[Rows from a dataset of charts and code]
****************

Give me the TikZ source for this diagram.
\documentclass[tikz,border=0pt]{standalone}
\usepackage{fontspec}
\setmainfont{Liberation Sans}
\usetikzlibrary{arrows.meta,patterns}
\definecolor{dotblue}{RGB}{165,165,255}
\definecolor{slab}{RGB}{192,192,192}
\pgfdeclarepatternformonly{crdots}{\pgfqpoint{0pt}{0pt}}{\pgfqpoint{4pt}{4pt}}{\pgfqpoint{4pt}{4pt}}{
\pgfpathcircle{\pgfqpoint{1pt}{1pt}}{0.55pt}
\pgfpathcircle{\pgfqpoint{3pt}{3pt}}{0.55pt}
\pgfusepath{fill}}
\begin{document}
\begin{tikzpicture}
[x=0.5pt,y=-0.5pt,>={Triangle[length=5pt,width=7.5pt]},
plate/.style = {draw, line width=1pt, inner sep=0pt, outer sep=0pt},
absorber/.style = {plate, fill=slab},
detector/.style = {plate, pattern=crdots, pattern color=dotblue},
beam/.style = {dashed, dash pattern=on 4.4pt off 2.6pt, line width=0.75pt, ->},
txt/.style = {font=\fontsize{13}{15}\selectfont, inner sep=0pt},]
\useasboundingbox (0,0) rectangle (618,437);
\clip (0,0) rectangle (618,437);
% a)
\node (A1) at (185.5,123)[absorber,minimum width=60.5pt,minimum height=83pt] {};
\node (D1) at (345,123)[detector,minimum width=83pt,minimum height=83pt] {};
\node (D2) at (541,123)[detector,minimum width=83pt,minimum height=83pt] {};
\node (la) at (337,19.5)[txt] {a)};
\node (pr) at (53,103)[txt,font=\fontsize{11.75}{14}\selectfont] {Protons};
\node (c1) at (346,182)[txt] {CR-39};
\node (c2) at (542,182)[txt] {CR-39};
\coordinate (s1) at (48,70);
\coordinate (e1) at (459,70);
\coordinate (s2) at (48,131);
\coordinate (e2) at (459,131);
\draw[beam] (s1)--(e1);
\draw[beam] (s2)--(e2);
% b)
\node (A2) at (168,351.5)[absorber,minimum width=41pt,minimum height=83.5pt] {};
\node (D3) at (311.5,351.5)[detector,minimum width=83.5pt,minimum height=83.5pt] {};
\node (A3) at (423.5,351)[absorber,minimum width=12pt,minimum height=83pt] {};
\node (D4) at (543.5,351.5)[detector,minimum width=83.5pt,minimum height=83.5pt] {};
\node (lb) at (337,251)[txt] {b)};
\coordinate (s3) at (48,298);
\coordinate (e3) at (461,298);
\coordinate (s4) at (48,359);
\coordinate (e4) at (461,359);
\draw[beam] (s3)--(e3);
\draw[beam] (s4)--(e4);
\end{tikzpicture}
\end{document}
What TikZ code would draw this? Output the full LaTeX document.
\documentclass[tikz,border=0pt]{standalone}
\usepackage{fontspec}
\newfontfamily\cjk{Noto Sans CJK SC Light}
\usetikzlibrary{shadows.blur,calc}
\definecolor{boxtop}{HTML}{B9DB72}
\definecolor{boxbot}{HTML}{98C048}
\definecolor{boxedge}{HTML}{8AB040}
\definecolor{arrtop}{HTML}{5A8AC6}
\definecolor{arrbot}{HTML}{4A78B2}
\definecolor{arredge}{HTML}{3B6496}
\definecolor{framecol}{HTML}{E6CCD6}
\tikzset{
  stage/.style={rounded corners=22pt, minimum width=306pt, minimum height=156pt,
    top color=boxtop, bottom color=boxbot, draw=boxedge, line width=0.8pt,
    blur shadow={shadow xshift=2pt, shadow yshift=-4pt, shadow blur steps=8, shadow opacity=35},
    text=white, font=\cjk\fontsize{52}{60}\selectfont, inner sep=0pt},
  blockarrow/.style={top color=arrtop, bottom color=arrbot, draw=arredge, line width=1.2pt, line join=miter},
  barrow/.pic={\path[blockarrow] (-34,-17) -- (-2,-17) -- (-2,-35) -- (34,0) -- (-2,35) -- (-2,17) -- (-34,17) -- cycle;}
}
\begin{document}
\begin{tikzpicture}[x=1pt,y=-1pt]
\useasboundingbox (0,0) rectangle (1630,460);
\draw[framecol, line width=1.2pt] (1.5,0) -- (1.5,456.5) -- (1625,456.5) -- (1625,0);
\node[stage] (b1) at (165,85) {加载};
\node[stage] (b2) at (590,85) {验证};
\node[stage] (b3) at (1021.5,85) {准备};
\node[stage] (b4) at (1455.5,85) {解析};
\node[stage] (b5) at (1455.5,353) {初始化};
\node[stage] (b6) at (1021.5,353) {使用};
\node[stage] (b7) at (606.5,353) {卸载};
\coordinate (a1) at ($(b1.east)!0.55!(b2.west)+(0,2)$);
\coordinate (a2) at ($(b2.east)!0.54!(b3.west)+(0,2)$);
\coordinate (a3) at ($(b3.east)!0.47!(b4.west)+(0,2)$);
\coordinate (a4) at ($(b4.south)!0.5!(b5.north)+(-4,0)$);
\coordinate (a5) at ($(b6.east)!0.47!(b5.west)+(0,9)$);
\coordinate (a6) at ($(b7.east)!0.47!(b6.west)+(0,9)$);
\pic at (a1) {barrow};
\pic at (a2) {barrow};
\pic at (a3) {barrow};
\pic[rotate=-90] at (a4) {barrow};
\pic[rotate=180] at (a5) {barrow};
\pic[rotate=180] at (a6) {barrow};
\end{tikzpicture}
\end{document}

****************

### Exercise directions
Every line above needs to be retyped exactly.

### Result of this task
Give me the TikZ source for this diagram.
\documentclass[tikz,border=0pt]{standalone}
\usepackage{fontspec}
\setmainfont{Liberation Sans}
\usetikzlibrary{arrows.meta,patterns}
\definecolor{dotblue}{RGB}{165,165,255}
\definecolor{slab}{RGB}{192,192,192}
\pgfdeclarepatternformonly{crdots}{\pgfqpoint{0pt}{0pt}}{\pgfqpoint{4pt}{4pt}}{\pgfqpoint{4pt}{4pt}}{
\pgfpathcircle{\pgfqpoint{1pt}{1pt}}{0.55pt}
\pgfpathcircle{\pgfqpoint{3pt}{3pt}}{0.55pt}
\pgfusepath{fill}}
\begin{document}
\begin{tikzpicture}
[x=0.5pt,y=-0.5pt,>={Triangle[length=5pt,width=7.5pt]},
plate/.style = {draw, line width=1pt, inner sep=0pt, outer sep=0pt},
absorber/.style = {plate, fill=slab},
detector/.style = {plate, pattern=crdots, pattern color=dotblue},
beam/.style = {dashed, dash pattern=on 4.4pt off 2.6pt, line width=0.75pt, ->},
txt/.style = {font=\fontsize{13}{15}\selectfont, inner sep=0pt},]
\useasboundingbox (0,0) rectangle (618,437);
\clip (0,0) rectangle (618,437);
% a)
\node (A1) at (185.5,123)[absorber,minimum width=60.5pt,minimum height=83pt] {};
\node (D1) at (345,123)[detector,minimum width=83pt,minimum height=83pt] {};
\node (D2) at (541,123)[detector,minimum width=83pt,minimum height=83pt] {};
\node (la) at (337,19.5)[txt] {a)};
\node (pr) at (53,103)[txt,font=\fontsize{11.75}{14}\selectfont] {Protons};
\node (c1) at (346,182)[txt] {CR-39};
\node (c2) at (542,182)[txt] {CR-39};
\coordinate (s1) at (48,70);
\coordinate (e1) at (459,70);
\coordinate (s2) at (48,131);
\coordinate (e2) at (459,131);
\draw[beam] (s1)--(e1);
\draw[beam] (s2)--(e2);
% b)
\node (A2) at (168,351.5)[absorber,minimum width=41pt,minimum height=83.5pt] {};
\node (D3) at (311.5,351.5)[detector,minimum width=83.5pt,minimum height=83.5pt] {};
\node (A3) at (423.5,351)[absorber,minimum width=12pt,minimum height=83pt] {};
\node (D4) at (543.5,351.5)[detector,minimum width=83.5pt,minimum height=83.5pt] {};
\node (lb) at (337,251)[txt] {b)};
\coordinate (s3) at (48,298);
\coordinate (e3) at (461,298);
\coordinate (s4) at (48,359);
\coordinate (e4) at (461,359);
\draw[beam] (s3)--(e3);
\draw[beam] (s4)--(e4);
\end{tikzpicture}
\end{document}
What TikZ code would draw this? Output the full LaTeX document.
\documentclass[tikz,border=0pt]{standalone}
\usepackage{fontspec}
\newfontfamily\cjk{Noto Sans CJK SC Light}
\usetikzlibrary{shadows.blur,calc}
\definecolor{boxtop}{HTML}{B9DB72}
\definecolor{boxbot}{HTML}{98C048}
\definecolor{boxedge}{HTML}{8AB040}
\definecolor{arrtop}{HTML}{5A8AC6}
\definecolor{arrbot}{HTML}{4A78B2}
\definecolor{arredge}{HTML}{3B6496}
\definecolor{framecol}{HTML}{E6CCD6}
\tikzset{
  stage/.style={rounded corners=22pt, minimum width=306pt, minimum height=156pt,
    top color=boxtop, bottom color=boxbot, draw=boxedge, line width=0.8pt,
    blur shadow={shadow xshift=2pt, shadow yshift=-4pt, shadow blur steps=8, shadow opacity=35},
    text=white, font=\cjk\fontsize{52}{60}\selectfont, inner sep=0pt},
  blockarrow/.style={top color=arrtop, bottom color=arrbot, draw=arredge, line width=1.2pt, line join=miter},
  barrow/.pic={\path[blockarrow] (-34,-17) -- (-2,-17) -- (-2,-35) -- (34,0) -- (-2,35) -- (-2,17) -- (-34,17) -- cycle;}
}
\begin{document}
\begin{tikzpicture}[x=1pt,y=-1pt]
\useasboundingbox (0,0) rectangle (1630,460);
\draw[framecol, line width=1.2pt] (1.5,0) -- (1.5,456.5) -- (1625,456.5) -- (1625,0);
\node[stage] (b1) at (165,85) {加载};
\node[stage] (b2) at (590,85) {验证};
\node[stage] (b3) at (1021.5,85) {准备};
\node[stage] (b4) at (1455.5,85) {解析};
\node[stage] (b5) at (1455.5,353) {初始化};
\node[stage] (b6) at (1021.5,353) {使用};
\node[stage] (b7) at (606.5,353) {卸载};
\coordinate (a1) at ($(b1.east)!0.55!(b2.west)+(0,2)$);
\coordinate (a2) at ($(b2.east)!0.54!(b3.west)+(0,2)$);
\coordinate (a3) at ($(b3.east)!0.47!(b4.west)+(0,2)$);
\coordinate (a4) at ($(b4.south)!0.5!(b5.north)+(-4,0)$);
\coordinate (a5) at ($(b6.east)!0.47!(b5.west)+(0,9)$);
\coordinate (a6) at ($(b7.east)!0.47!(b6.west)+(0,9)$);
\pic at (a1) {barrow};
\pic at (a2) {barrow};
\pic at (a3) {barrow};
\pic[rotate=-90] at (a4) {barrow};
\pic[rotate=180] at (a5) {barrow};
\pic[rotate=180] at (a6) {barrow};
\end{tikzpicture}
\end{document}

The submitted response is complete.